S&P 500, Nasdaq jump to record highs as US and Mexico strike trade deal

Stocks jumped on Monday as the United States and Mexico closed a new trade deal, potentially removing a source of uncertainty that had been plaguing investors for months.

The S&P 500 gained 0.8 percent to close at 2,896.74 — a record high — with materials and financials as the best-performing sectors. The Nasdaq Composite climbed 0.9 percent to an all-time high, breaking above 8,000 points for the first time, as Facebook, Amazon, Netflix and Alphabet rose. Tech's gains led the Nasdaq to close at 8,017.90.

The Dow Jones Industrial Average rose 259.29 points to 26,049.64 as Caterpillar outperformed. Monday also marked the first time since Feb. 1 that the Dow closed above 26,000.

"The market has been buffeted with a lot of headwinds lately, and the biggest one is trade," said Art Hogan, chief market strategist at B. Riley FBR. "If you were to take trade out of the picture, you would have a smoother ride higher in this market."

President Donald Trump said the deal would be called The United States-Mexico Trade agreement, leaving behind the 24-year-old NAFTA name. "The name NAFTA has a bad connotation because the United States was hurt very badly by NAFTA," he said.

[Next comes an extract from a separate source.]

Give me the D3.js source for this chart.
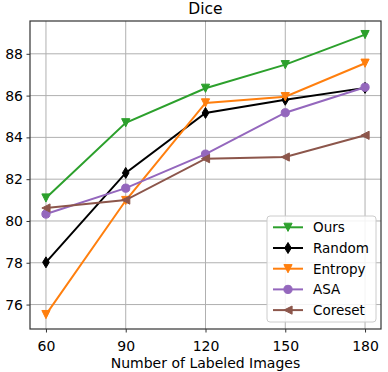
<!DOCTYPE html>
<html><head><meta charset="utf-8">
<script src="https://cdn.jsdelivr.net/npm/d3@7"></script>
<style>body{margin:0;background:#fff;} text{font-family:"DejaVu Sans",sans-serif;}</style>
</head><body>
<svg id="c" width="388" height="372"></svg>
<script>
const xValues = [60, 90, 120, 150, 180];
const seriesNames = ["Ours", "Random", "Entropy", "ASA", "Coreset"];
const ours    = [81.1, 84.7, 86.35, 87.48, 88.92];
const random  = [78.02, 82.3, 85.17, 85.8, 86.37];
const entropy = [75.52, 80.98, 85.65, 85.95, 87.55];
const asa     = [80.33, 81.57, 83.2, 85.18, 86.4];
const coreset = [80.62, 81.0, 82.98, 83.06, 84.1];
const colors  = ["#2ca02c", "#000000", "#ff7f0e", "#9467bd", "#8c564b"];
const markers = ["tridown", "dthin", "tridown", "circle", "trileft"];
const xTicks = [60, 90, 120, 150, 180];
const yTicks = [76, 78, 80, 82, 84, 86, 88];
const allSeries = [ours, random, entropy, asa, coreset];

const svg = d3.select("#c");
const L = 30, R = 381, T = 21, B = 329;
const x = d3.scaleLinear().domain([54, 186]).range([L, R]);
const y = d3.scaleLinear().domain([74.83, 89.57]).range([B, T]);

// grid
const g = svg.append("g");
g.selectAll(".gx").data(xTicks).enter().append("line")
  .attr("x1", d => x(d)).attr("x2", d => x(d)).attr("y1", T).attr("y2", B)
  .attr("stroke", "#b0b0b0").attr("stroke-width", 1);
g.selectAll(".gy").data(yTicks).enter().append("line")
  .attr("y1", d => y(d)).attr("y2", d => y(d)).attr("x1", L).attr("x2", R)
  .attr("stroke", "#b0b0b0").attr("stroke-width", 1);

// axes
const xAxis = d3.axisBottom(x).tickValues(xTicks).tickSize(3.5).tickPadding(9);
const yAxis = d3.axisLeft(y).tickValues(yTicks).tickSize(3.5).tickPadding(3.5);
const gx = svg.append("g").attr("transform", `translate(0,${B})`).call(xAxis);
const gy = svg.append("g").attr("transform", `translate(${L},0)`).call(yAxis);
[gx, gy].forEach(a => {
  a.select(".domain").remove();
  a.selectAll("text").attr("font-size", 14).attr("fill", "#000").attr("font-family", "DejaVu Sans");
  a.selectAll("line").attr("stroke", "#333");
});

function markerPath(type, s) {
  const p = d3.path();
  if (type === "tridown") {
    p.moveTo(-s, -s); p.lineTo(s, -s); p.lineTo(0, s); p.closePath();
  } else if (type === "trileft") {
    p.moveTo(-s, 0); p.lineTo(s, -s); p.lineTo(s, s); p.closePath();
  } else if (type === "dthin") {
    p.moveTo(0, -s * 1.41); p.lineTo(s * 0.85, 0); p.lineTo(0, s * 1.41); p.lineTo(-s * 0.85, 0); p.closePath();
  } else {
    p.arc(0, 0, s, 0, 2 * Math.PI);
  }
  return p.toString();
}

const line = d3.line().x((d, i) => x(xValues[i])).y(d => y(d));
const plot = svg.append("g");
allSeries.forEach((vals, k) => {
  plot.append("path").attr("d", line(vals)).attr("fill", "none")
    .attr("stroke", colors[k]).attr("stroke-width", 2);
  plot.selectAll(null).data(vals).enter().append("path")
    .attr("d", markerPath(markers[k], markers[k] === "dthin" ? 3.9 : 4.1))
    .attr("transform", (d, i) => `translate(${x(xValues[i])},${y(d)})`)
    .attr("fill", colors[k]).attr("stroke", colors[k]).attr("stroke-width", 1);
});

// frame
svg.append("rect").attr("x", L).attr("y", T).attr("width", R - L).attr("height", B - T)
  .attr("fill", "none").attr("stroke", "#333").attr("stroke-width", 1.2);

// title & labels
svg.append("text").attr("x", (L + R) / 2).attr("y", 14).attr("text-anchor", "middle")
  .attr("font-size", 15.5).text("Dice");
svg.append("text").attr("x", (L + R) / 2).attr("y", 368).attr("text-anchor", "middle")
  .attr("font-size", 14).text("Number of Labeled Images");

// legend
const lg = svg.append("g");
lg.append("rect").attr("x", 267).attr("y", 216).attr("width", 109).attr("height", 106)
  .attr("rx", 3).attr("fill", "#fff").attr("fill-opacity", 0.85).attr("stroke", "#ccc");
seriesNames.forEach((name, k) => {
  const yy = 227.3 + k * 20.7;
  lg.append("line").attr("x1", 273).attr("x2", 303).attr("y1", yy).attr("y2", yy)
    .attr("stroke", colors[k]).attr("stroke-width", 2);
  lg.append("path").attr("d", markerPath(markers[k], markers[k] === "dthin" ? 3.9 : 4.1))
    .attr("transform", `translate(288,${yy})`).attr("fill", colors[k])
    .attr("stroke", colors[k]).attr("stroke-width", 1);
  lg.append("text").attr("x", 313).attr("y", yy + 5).attr("font-size", 13.5).text(name);
});
</script>
</body></html>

Trump added that the deal with Mexico is also very helpful for farmers and manufacturers. U.S. Trade Representative Robert Lighthizer said the deal must be approved by Congress before being implemented.

The comment comes after Mexican Economy Minister Ildefonso Guajardo said Sunday both countries were close to resolving key differences on trade. This would pave the way for a new deal between the two longtime trade partners. "We've continued making progress," Guajardo said.

Trump tweeted earlier on Monday that a deal with Mexico was "looking good."

Shares of Caterpillar and Boeing rose 2.8 percent and 1.3 percent, respectively. Their stocks are considered trade bellwethers because of their large exposure to overseas markets. Shares of Ford, General Motors and Fiat Chrysler also rose.

The Mexican peso rose 0.7 percent against the dollar.

Dan McMahon, director of equity trading at Raymond James, said the positive trade news "allows for more room to run" in the market, but noted that equities are also benefiting from a typically slow time in the year. "There's nothing [else] going on today," he said.

Investors have been grappling with trade worries over the past few months as the U.S. takes a more protectionist stance toward its economy and trade deals under the Trump administration. The U.S. has slapped tariffs on billions of dollars worth in Mexican and Chinese imports, to which Mexico and China have retaliated.

Bank shares surged, led by gains in Goldman Sachs, Morgan Stanley, Citigroup and J.P. Morgan Chase. Goldman rose 3.4 percent while Morgan Stanley jumped 3.7 percent. Citigroup advanced 2.4 percent and J.P. Morgan climbed 1.8 percent. The SPDR S&P Bank exchange-traded fund (KBE) rose 0.2 percent.

Global markets were also buoyed by comments from Federal Reserve Chair Jerome Powell. He said he sees "further, gradual" rate hikes ahead. The Fed chief said at the Jackson Hole Symposium in Wyoming that the central bank would likely continue with its policy tightening if the economy continued to strengthen.

Powell's comments lifted the S&P 500 and Nasdaq composite indexes to record highs in Friday's trading session. In Europe, the Stoxx 600 index rose 0.5 percent on Monday, while the German Dax climbed 1.2 percent.

In Asia, China's central bank, the People's Bank of China (PBOC), reintroduced a policy adjustment aimed at supporting the yuan. The move, coupled with Powell's comments, sent the Shanghai Composite up by 1.9 percent overnight.

Tesla shares dropped 1.1 percent after CEO Elon Musk gave up efforts to take the company private.